I have fallen in love in more ways than you can imagine. I have felt the warmth you feel when you see people you care for, grateful they are a part of your life and excited for what is to come. I have gone out to weekend dinners and ended the night on a complete high, the adrenaline rush that floods you when you just click with someone — maybe you knew each other on another timeline, somewhere, somehow. I have experienced the butterflies you feel when you are excited to be around someone, hoping you can know them for years to come. There is a love that consumes me but it is not the one that you think, a love that is overlooked in movies and literature and in the modern world.
I have fallen in love with friendship, the afternoon brunches spent laughing about anything and everything.

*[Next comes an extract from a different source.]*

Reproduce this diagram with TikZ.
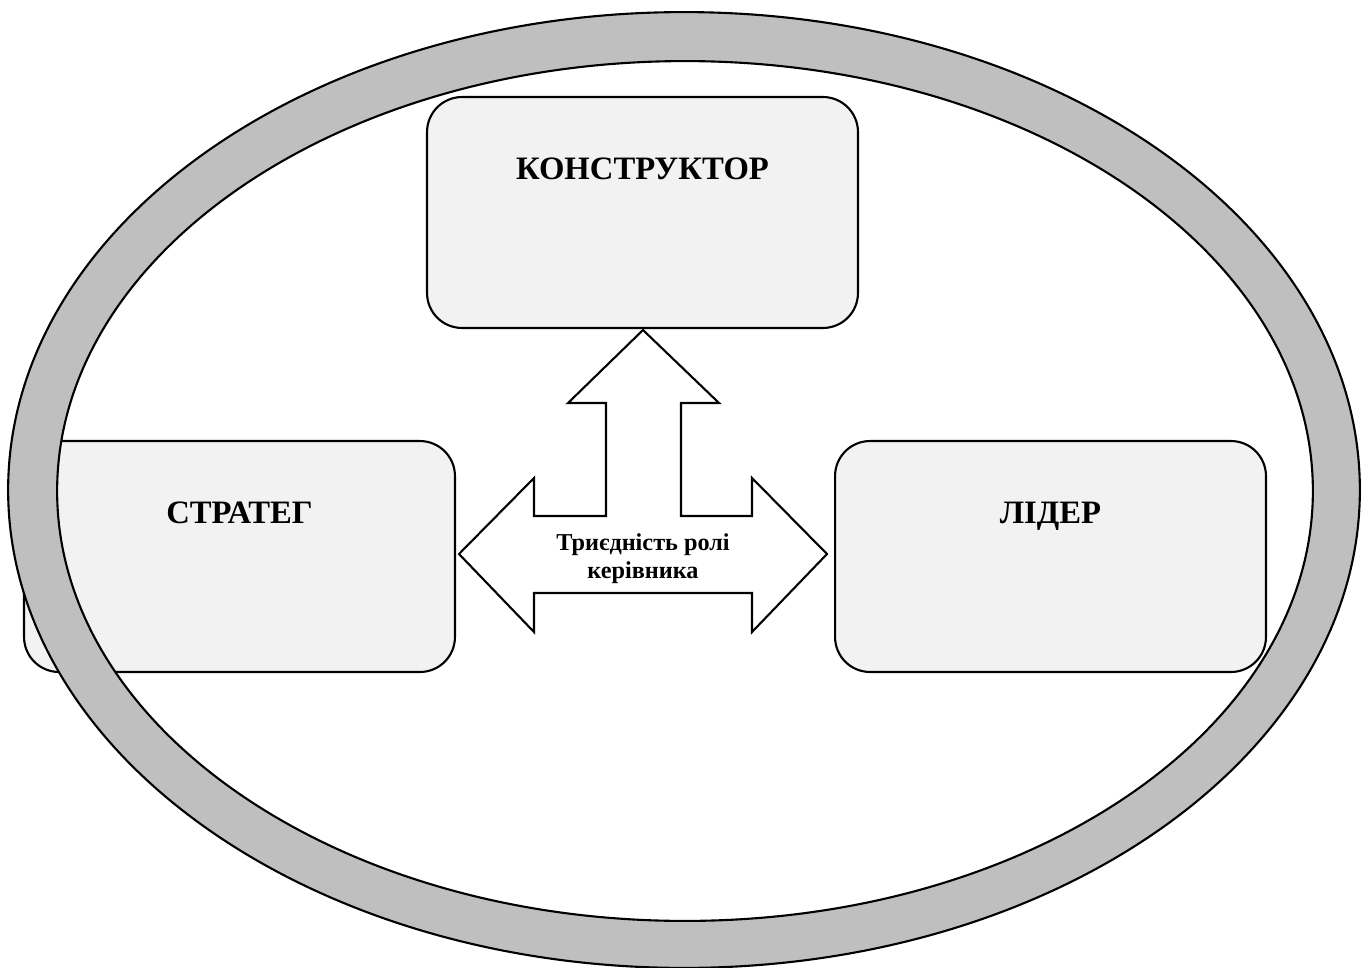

I have fallen in love with the light conversations and the hours I can spend forgetting about the world around me, like time doesn't exist anymore. I have fallen in love with the inside jokes and the shopping dates and the music concerts with people I feel completely at ease with — moments that I will remember forever. I enjoy the rush of meeting new people, the mundane small talk that eventually leads to something bigger.

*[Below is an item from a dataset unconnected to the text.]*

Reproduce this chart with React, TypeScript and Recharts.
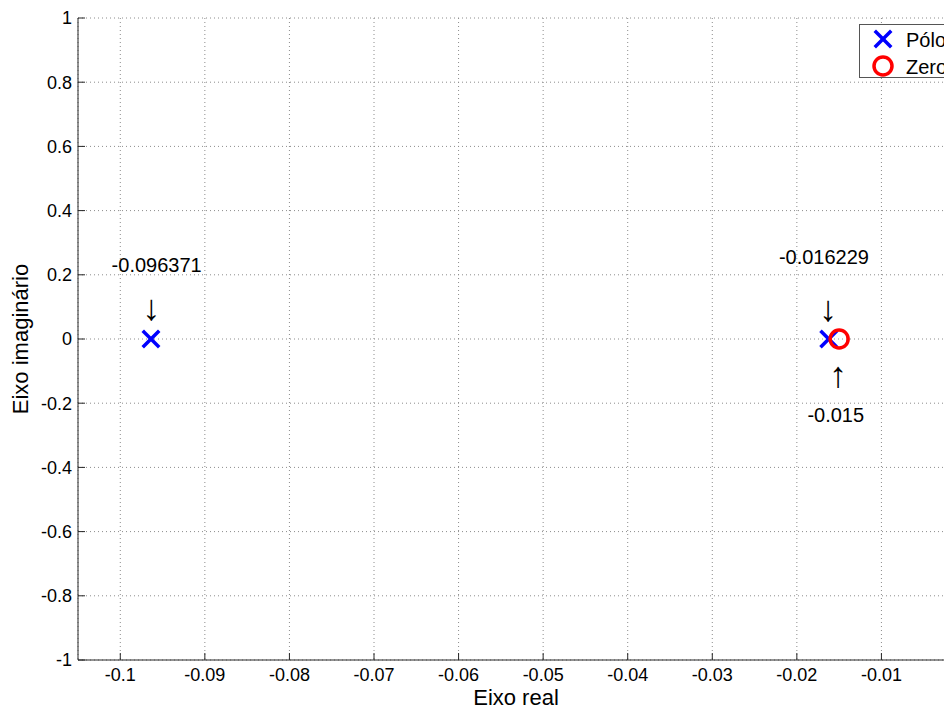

Love is real because my friends exist.
On the 14th of February, the world places romantic love on a pedestal. There are pink cards with red hearts on them, plastered with sweet nothings. Everybody seems to be buying chocolate covered strawberries and restaurants are fully booked — a day filled with grandeur and anticipation. It is a day that I have glossed over for the most part, barely acknowledged in my yearly calendar because I have not yet met somebody I want to buy a cliché card for. I mean, have you seen the dating pool these days? But I have decided to celebrate it this year for one reason and one reason only.
The friends I have met in the last year have changed my life. I am surrounded by people who genuinely love and care and respect me, who I can go on spontaneous movie trips with and text if I am ever having a questionable day. They are funny and warm and kind and it is a travesty if I do not celebrate it. We are conditioned to believe that romantic love is the most important facet of our being, that it is the ultimate form of fulfilment — the only way that someone can truly know you. But I feel seen and heard and appreciated by my friends and they have proved to me time and time again that they care about me. Who would I be if I just ignored that? If I only focused on romantic affection?

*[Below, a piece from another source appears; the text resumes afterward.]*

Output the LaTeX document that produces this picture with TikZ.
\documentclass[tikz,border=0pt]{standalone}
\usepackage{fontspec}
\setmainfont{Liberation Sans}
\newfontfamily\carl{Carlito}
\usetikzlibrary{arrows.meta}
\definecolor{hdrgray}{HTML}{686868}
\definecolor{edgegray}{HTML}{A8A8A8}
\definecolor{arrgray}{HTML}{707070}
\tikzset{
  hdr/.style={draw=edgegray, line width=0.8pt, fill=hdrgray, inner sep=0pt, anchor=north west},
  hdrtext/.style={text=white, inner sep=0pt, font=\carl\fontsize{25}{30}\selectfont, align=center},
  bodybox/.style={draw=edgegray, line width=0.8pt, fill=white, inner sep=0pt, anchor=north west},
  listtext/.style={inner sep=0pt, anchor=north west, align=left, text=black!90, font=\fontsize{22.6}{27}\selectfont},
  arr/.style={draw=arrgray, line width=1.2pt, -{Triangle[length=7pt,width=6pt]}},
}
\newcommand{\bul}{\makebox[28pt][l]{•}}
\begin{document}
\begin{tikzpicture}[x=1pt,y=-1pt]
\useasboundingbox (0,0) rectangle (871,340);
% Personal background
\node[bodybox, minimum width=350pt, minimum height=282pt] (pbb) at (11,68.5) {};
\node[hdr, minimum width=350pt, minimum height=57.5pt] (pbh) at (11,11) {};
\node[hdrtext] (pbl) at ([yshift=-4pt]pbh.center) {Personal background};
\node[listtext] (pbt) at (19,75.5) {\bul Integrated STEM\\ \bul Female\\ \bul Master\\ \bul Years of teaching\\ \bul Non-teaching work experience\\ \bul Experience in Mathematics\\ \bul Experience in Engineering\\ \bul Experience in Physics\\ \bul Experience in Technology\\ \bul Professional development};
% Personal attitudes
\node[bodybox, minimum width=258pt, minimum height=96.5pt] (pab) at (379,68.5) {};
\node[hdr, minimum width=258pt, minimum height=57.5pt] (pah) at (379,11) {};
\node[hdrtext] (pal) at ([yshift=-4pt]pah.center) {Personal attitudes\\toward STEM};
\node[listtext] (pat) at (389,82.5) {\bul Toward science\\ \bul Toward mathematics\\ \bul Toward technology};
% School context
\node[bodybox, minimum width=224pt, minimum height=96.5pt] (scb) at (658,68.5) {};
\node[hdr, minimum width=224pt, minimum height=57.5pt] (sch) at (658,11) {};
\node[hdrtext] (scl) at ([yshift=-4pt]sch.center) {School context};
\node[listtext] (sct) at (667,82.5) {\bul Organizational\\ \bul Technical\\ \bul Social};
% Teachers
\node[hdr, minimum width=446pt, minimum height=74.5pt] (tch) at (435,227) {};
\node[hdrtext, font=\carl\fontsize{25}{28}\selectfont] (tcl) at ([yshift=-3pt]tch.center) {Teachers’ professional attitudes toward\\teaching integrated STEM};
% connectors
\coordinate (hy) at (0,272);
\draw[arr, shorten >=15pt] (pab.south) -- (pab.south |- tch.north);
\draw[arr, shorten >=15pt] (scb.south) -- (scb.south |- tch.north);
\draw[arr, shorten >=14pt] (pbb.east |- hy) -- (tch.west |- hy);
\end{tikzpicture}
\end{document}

I have been invited to dinner by one of my really good friends next week. She is the most welcoming person I know, always asking me to events and bringing me keepsakes from when she is abroad. I have met so many people like this in the past year — sweet and attentive and always making an effort. We will probably spend the entire evening playing board games, hours that will move quickly because time always moves quickly when I am with my friends. I have spent far too long under-appreciating the people who truly make my life magical, and that’s all going to stop now.
My friends make me feel like love is possible for me. They make me feel like love is real and alive and flourishing. They see me for who I am, tell me that I am funny and interesting and intelligent, always uplifting me in times of need. They tell me that I am pretty but that it’s the least important thing about me, that I am so much more than my appearance — they know the right things to say and the 14th of February will always be dedicated to them. First and foremost.
Love exists in so many different forms. I know I say it a lot on my Substack, but it’s a message I really want to convey. You are loved in a multitude of ways, there are so many people who care about you and appreciate you. Sometimes it exists in the smallest acts — I bought a book the other day and the cashier gave me a complimentary key ring, one that matches the book completely. These sorts of moments matter. Look for them in your everyday life when you feel like you are invisible to the world.
You are part of something bigger — love is, and has been, all around you.